(Stored records)
● ● ●
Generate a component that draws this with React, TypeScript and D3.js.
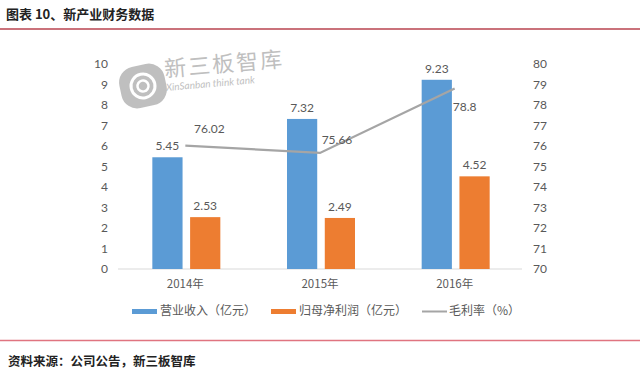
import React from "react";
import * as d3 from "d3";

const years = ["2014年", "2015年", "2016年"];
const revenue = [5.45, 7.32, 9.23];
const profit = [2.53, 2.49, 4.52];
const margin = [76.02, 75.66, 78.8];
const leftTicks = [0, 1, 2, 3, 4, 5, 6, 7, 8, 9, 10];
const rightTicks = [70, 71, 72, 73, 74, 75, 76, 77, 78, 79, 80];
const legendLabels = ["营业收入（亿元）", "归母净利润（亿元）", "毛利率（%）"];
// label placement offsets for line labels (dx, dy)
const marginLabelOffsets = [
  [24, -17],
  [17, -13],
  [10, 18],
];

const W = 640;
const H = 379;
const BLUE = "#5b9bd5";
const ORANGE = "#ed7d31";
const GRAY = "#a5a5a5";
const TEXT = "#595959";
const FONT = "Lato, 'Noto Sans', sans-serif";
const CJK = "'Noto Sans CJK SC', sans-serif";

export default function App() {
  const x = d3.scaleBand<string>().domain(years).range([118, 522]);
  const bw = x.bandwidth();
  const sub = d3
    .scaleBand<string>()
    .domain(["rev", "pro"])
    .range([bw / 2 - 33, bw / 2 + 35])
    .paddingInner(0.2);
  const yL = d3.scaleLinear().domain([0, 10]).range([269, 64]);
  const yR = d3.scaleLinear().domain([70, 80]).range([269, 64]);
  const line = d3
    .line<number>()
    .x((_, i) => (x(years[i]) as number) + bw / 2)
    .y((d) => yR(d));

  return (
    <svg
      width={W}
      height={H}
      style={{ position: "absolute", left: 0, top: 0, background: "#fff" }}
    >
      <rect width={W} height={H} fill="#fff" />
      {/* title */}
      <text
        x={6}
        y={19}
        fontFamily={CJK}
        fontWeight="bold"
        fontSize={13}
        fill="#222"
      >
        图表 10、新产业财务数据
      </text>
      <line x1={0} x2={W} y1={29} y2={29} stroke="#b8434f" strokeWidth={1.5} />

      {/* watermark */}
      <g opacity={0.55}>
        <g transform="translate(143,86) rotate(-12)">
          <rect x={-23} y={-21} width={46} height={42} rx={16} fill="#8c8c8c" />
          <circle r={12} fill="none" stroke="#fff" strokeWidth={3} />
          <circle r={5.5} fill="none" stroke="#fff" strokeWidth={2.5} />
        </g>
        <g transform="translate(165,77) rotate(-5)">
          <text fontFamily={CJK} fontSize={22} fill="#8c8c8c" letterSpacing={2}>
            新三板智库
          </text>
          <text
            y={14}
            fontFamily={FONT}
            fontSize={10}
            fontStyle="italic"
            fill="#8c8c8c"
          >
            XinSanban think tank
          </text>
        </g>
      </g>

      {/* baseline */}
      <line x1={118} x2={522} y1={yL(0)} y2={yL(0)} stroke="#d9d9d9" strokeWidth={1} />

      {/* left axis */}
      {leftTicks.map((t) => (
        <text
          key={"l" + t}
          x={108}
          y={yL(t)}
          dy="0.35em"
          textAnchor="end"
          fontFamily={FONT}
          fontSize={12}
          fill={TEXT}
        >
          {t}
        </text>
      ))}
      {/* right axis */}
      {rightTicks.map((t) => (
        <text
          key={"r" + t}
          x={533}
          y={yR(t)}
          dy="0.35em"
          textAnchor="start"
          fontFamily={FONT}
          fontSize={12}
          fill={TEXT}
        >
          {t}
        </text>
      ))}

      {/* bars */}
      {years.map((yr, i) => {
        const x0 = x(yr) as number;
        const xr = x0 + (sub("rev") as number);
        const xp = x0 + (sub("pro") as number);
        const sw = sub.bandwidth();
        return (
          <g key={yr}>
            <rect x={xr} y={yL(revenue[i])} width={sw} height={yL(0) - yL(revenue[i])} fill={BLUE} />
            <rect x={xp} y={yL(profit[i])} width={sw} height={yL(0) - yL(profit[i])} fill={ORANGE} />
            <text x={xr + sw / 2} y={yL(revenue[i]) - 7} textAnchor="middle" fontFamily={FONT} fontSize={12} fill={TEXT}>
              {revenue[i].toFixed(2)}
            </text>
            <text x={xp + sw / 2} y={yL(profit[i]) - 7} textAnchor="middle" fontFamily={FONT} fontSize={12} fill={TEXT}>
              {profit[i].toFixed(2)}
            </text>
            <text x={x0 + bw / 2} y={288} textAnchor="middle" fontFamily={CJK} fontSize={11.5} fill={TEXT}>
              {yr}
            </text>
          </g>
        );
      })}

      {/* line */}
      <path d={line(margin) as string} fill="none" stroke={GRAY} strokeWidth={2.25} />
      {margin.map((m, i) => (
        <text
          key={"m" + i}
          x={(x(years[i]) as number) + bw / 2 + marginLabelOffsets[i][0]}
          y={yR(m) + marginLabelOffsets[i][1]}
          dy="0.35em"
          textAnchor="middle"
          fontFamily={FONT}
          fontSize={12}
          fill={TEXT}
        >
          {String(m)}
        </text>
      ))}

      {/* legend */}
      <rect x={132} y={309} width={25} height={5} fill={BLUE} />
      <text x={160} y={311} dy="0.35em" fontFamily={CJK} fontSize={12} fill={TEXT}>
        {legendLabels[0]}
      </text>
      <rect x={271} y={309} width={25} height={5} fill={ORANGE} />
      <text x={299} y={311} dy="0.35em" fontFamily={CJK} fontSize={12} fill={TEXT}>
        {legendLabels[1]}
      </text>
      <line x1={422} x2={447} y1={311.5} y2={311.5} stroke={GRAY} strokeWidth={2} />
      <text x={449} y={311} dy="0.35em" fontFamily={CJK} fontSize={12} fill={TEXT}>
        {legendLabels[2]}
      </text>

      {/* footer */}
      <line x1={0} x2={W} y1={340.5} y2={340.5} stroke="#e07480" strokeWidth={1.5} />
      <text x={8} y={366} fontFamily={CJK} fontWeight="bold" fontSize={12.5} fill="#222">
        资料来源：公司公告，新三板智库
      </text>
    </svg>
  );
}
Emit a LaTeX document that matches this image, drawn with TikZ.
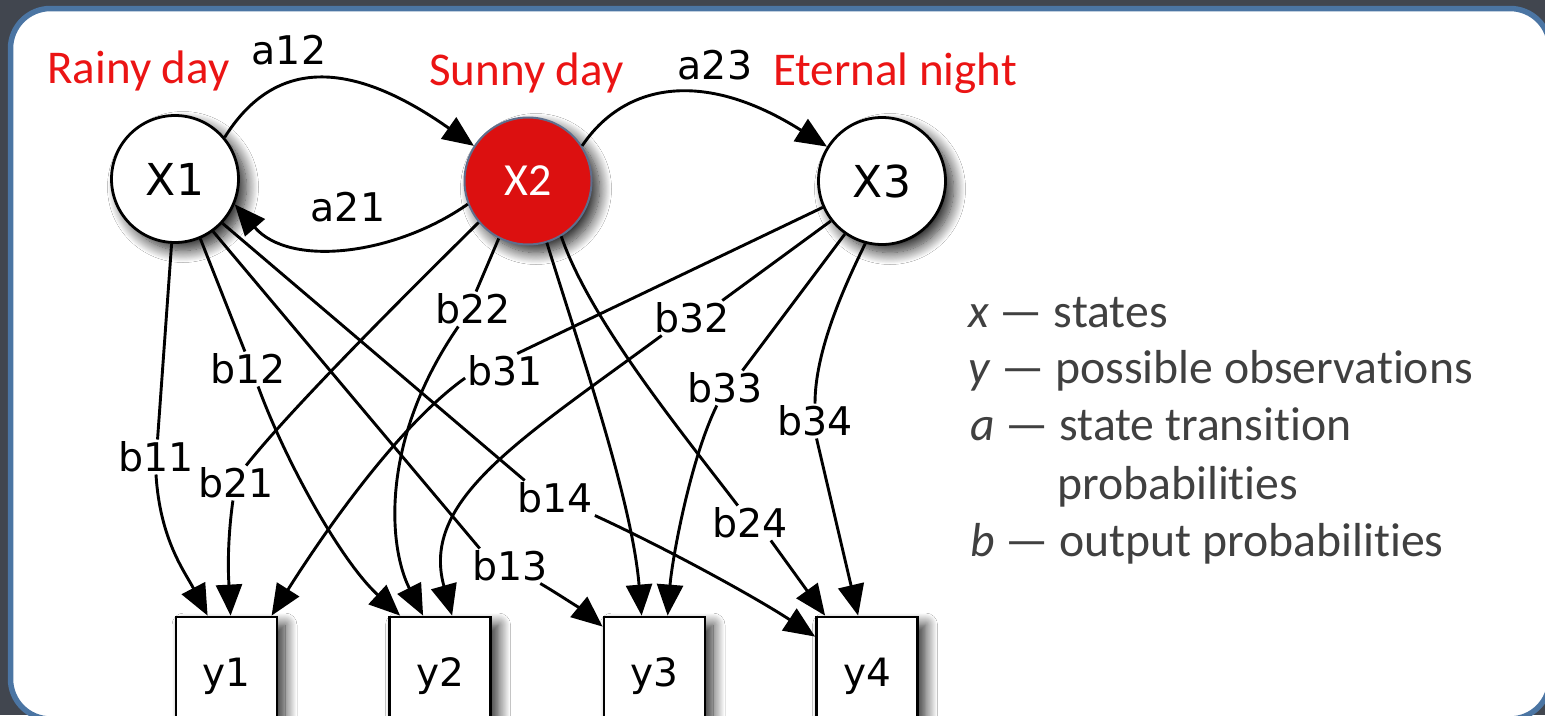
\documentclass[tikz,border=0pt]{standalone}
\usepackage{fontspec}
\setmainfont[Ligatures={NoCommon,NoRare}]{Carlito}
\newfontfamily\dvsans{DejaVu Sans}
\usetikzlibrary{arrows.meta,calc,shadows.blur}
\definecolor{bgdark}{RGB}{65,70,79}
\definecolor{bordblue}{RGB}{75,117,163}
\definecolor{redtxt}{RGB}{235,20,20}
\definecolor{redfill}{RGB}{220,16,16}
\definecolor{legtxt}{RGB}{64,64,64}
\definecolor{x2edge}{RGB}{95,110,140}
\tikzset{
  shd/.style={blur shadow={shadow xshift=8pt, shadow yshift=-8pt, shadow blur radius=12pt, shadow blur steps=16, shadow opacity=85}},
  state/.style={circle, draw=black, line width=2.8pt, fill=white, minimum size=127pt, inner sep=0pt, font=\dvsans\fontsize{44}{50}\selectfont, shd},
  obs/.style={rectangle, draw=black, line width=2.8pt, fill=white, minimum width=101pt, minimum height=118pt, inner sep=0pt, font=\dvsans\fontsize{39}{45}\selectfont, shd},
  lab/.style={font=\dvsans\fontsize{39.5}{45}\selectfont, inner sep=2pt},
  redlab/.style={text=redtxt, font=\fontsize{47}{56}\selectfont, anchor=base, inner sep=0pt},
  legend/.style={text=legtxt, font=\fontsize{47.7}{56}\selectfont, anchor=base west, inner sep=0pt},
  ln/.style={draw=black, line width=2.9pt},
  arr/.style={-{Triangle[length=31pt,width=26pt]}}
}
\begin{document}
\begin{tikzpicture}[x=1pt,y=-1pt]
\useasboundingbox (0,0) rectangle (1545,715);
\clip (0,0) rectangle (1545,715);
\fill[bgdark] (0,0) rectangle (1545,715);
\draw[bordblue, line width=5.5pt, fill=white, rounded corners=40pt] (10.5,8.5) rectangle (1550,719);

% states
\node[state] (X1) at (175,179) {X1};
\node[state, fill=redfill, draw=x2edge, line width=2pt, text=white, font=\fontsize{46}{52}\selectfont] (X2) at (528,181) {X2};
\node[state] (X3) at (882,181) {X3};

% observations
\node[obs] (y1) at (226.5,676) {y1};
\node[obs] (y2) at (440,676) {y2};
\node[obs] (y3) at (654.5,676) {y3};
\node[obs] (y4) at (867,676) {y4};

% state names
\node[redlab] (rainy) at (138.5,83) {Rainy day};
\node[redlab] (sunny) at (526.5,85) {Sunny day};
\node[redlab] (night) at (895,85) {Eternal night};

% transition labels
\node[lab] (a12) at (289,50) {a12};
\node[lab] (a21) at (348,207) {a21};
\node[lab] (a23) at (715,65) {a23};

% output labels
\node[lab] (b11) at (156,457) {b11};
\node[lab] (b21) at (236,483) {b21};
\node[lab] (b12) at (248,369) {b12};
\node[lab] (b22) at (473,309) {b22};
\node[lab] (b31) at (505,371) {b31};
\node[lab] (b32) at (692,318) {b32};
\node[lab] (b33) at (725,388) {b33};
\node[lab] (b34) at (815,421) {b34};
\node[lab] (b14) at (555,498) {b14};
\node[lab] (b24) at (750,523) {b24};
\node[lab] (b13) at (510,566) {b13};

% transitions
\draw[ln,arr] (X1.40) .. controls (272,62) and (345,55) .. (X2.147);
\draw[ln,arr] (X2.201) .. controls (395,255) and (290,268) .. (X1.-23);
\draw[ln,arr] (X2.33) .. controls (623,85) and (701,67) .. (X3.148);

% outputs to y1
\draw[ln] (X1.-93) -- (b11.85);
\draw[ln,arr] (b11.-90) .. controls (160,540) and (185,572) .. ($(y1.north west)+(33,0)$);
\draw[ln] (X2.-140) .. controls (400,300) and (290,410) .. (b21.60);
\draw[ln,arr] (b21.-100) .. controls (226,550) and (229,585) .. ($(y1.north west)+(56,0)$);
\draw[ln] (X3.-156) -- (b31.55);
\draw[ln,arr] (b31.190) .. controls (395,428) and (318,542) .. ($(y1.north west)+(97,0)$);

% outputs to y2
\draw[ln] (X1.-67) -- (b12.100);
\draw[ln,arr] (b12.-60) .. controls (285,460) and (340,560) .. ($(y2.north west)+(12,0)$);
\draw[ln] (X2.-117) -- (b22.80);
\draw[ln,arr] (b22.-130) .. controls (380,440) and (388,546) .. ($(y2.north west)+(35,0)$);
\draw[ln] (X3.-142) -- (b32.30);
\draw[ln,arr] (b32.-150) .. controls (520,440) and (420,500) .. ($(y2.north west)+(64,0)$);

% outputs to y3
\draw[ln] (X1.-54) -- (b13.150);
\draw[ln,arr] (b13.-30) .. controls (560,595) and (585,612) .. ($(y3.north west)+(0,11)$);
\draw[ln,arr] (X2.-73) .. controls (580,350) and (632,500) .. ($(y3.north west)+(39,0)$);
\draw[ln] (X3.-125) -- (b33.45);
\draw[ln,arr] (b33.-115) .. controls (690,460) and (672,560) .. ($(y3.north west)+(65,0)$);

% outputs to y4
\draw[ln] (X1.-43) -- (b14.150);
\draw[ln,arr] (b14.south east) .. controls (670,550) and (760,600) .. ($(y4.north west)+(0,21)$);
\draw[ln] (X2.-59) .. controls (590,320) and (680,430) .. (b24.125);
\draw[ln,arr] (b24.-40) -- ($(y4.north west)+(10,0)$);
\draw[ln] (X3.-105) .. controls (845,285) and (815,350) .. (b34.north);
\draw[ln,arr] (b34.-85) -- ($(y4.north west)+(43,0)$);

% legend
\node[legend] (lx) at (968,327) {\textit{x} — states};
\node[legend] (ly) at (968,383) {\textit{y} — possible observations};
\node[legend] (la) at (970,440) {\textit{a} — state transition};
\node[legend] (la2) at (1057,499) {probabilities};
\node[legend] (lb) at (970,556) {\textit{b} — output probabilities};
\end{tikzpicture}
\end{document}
● ● ●
#### Objective
Copy each line above containing the string "with".

#### Task response
Generate a component that draws this with React, TypeScript and D3.js.
Emit a LaTeX document that matches this image, drawn with TikZ.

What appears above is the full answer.